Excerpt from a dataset
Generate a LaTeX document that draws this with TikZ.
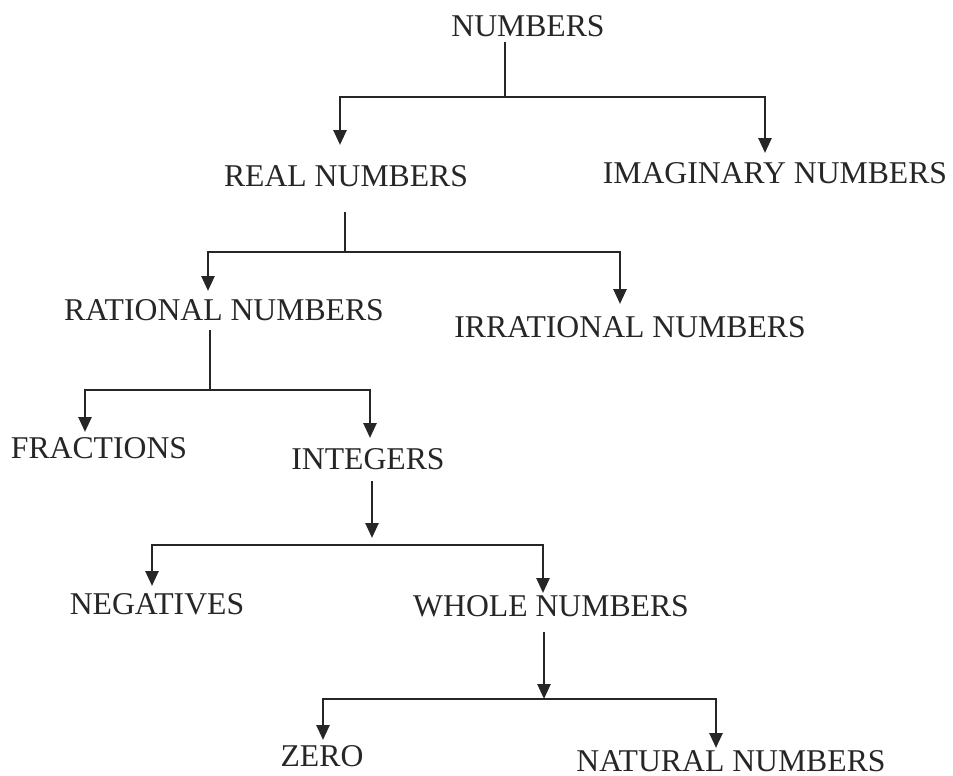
\documentclass[tikz,border=0pt]{standalone}
\usepackage{fontspec}
\setmainfont{Liberation Serif}
\usetikzlibrary{arrows.meta}
\begin{document}
\begin{tikzpicture}[x=1pt,y=-1pt,
  lbl/.style={anchor=base,inner sep=0pt,font=\fontsize{31.7}{36}\selectfont,text=black!85},
  conn/.style={line width=2.6pt,draw=black!85},
  arr/.style={conn,-{Triangle[width=13pt,length=15pt]}}]
\useasboundingbox (0,0) rectangle (953,776);
% nodes
\node[lbl] (numbers) at (528,37) {NUMBERS};
\node[lbl] (real) at (346,186) {REAL NUMBERS};
\node[lbl] (imag) at (775,183) {IMAGINARY NUMBERS};
\node[lbl] (rational) at (224,320) {RATIONAL NUMBERS};
\node[lbl] (irrational) at (630,337) {IRRATIONAL NUMBERS};
\node[lbl] (fractions) at (99,458) {FRACTIONS};
\node[lbl] (integers) at (368,469) {INTEGERS};
\node[lbl] (negatives) at (157,614) {NEGATIVES};
\node[lbl] (whole) at (551,616) {WHOLE NUMBERS};
\node[lbl] (zero) at (322,766) {ZERO};
\node[lbl] (natural) at (731,771) {NATURAL NUMBERS};
% coordinates
\coordinate (n0) at (505,42);
\coordinate (n1) at (505,97);
\coordinate (t1) at (340,145);
\coordinate (t2) at (765,153);
\coordinate (r0) at (345,212);
\coordinate (r1) at (345,252);
\coordinate (t3) at (208,291);
\coordinate (t4) at (620,304);
\coordinate (q0) at (210,330);
\coordinate (q1) at (210,390);
\coordinate (t5) at (85,432);
\coordinate (t6) at (370,438);
\coordinate (i0) at (372,481);
\coordinate (i1) at (372,538);
\coordinate (iL) at (372,545);
\coordinate (t7) at (152,586);
\coordinate (t8) at (543,593);
\coordinate (w0) at (544,632);
\coordinate (w1) at (544,699);
\coordinate (t9) at (323,740);
\coordinate (t10) at (716,748);
% connectors
\draw[conn] (n0) -- (n1);
\draw[arr] (n1) -| (t1);
\draw[arr] (n1) -| (t2);
\draw[conn] (r0) -- (r1);
\draw[arr] (r1) -| (t3);
\draw[arr] (r1) -| (t4);
\draw[conn] (q0) -- (q1);
\draw[arr] (q1) -| (t5);
\draw[arr] (q1) -| (t6);
\draw[arr] (i0) -- (i1);
\draw[arr] (iL) -| (t7);
\draw[arr] (iL) -| (t8);
\draw[arr] (w0) -- (w1);
\draw[arr] (w1) -| (t9);
\draw[arr] (w1) -| (t10);
\end{tikzpicture}
\end{document}
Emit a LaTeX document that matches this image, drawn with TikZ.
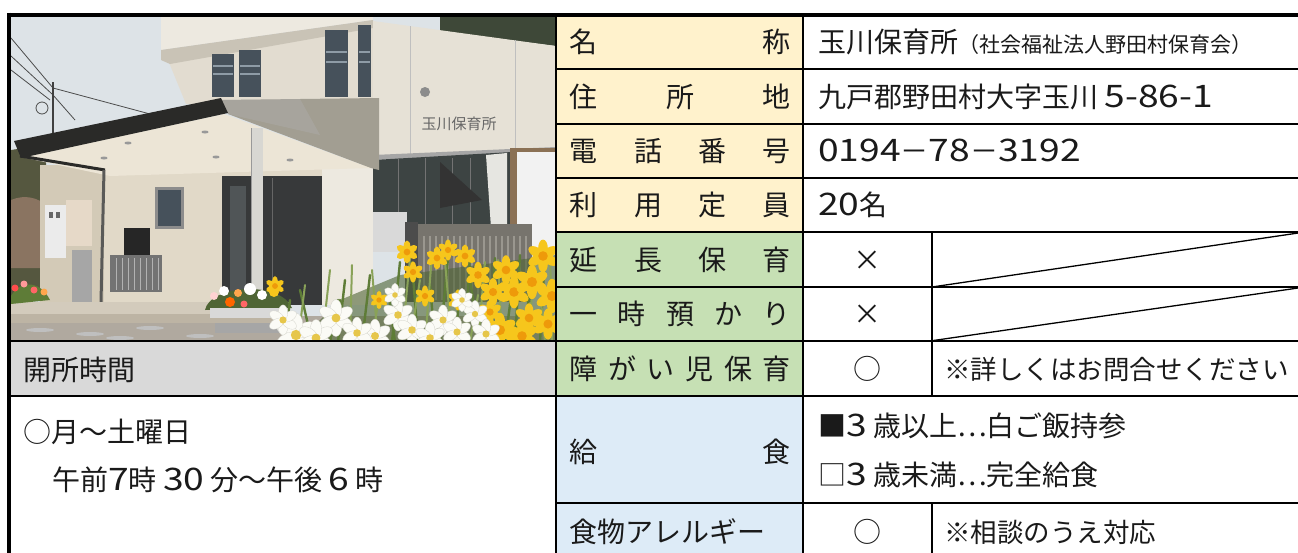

**TASK DESCRIPTION**
Copy the listing over exactly, skipping the pictures it holds.

**REPLY TO THE EXERCISE**
Generate a LaTeX document that draws this with TikZ.
\documentclass[tikz,border=0pt]{standalone}
\usepackage{fontspec}
\setmainfont{Liberation Serif}
\usetikzlibrary{arrows.meta}
\begin{document}
\begin{tikzpicture}[x=1pt,y=-1pt,
  lbl/.style={anchor=base,inner sep=0pt,font=\fontsize{31.7}{36}\selectfont,text=black!85},
  conn/.style={line width=2.6pt,draw=black!85},
  arr/.style={conn,-{Triangle[width=13pt,length=15pt]}}]
\useasboundingbox (0,0) rectangle (953,776);
% nodes
\node[lbl] (numbers) at (528,37) {NUMBERS};
\node[lbl] (real) at (346,186) {REAL NUMBERS};
\node[lbl] (imag) at (775,183) {IMAGINARY NUMBERS};
\node[lbl] (rational) at (224,320) {RATIONAL NUMBERS};
\node[lbl] (irrational) at (630,337) {IRRATIONAL NUMBERS};
\node[lbl] (fractions) at (99,458) {FRACTIONS};
\node[lbl] (integers) at (368,469) {INTEGERS};
\node[lbl] (negatives) at (157,614) {NEGATIVES};
\node[lbl] (whole) at (551,616) {WHOLE NUMBERS};
\node[lbl] (zero) at (322,766) {ZERO};
\node[lbl] (natural) at (731,771) {NATURAL NUMBERS};
% coordinates
\coordinate (n0) at (505,42);
\coordinate (n1) at (505,97);
\coordinate (t1) at (340,145);
\coordinate (t2) at (765,153);
\coordinate (r0) at (345,212);
\coordinate (r1) at (345,252);
\coordinate (t3) at (208,291);
\coordinate (t4) at (620,304);
\coordinate (q0) at (210,330);
\coordinate (q1) at (210,390);
\coordinate (t5) at (85,432);
\coordinate (t6) at (370,438);
\coordinate (i0) at (372,481);
\coordinate (i1) at (372,538);
\coordinate (iL) at (372,545);
\coordinate (t7) at (152,586);
\coordinate (t8) at (543,593);
\coordinate (w0) at (544,632);
\coordinate (w1) at (544,699);
\coordinate (t9) at (323,740);
\coordinate (t10) at (716,748);
% connectors
\draw[conn] (n0) -- (n1);
\draw[arr] (n1) -| (t1);
\draw[arr] (n1) -| (t2);
\draw[conn] (r0) -- (r1);
\draw[arr] (r1) -| (t3);
\draw[arr] (r1) -| (t4);
\draw[conn] (q0) -- (q1);
\draw[arr] (q1) -| (t5);
\draw[arr] (q1) -| (t6);
\draw[arr] (i0) -- (i1);
\draw[arr] (iL) -| (t7);
\draw[arr] (iL) -| (t8);
\draw[arr] (w0) -- (w1);
\draw[arr] (w1) -| (t9);
\draw[arr] (w1) -| (t10);
\end{tikzpicture}
\end{document}
Emit a LaTeX document that matches this image, drawn with TikZ.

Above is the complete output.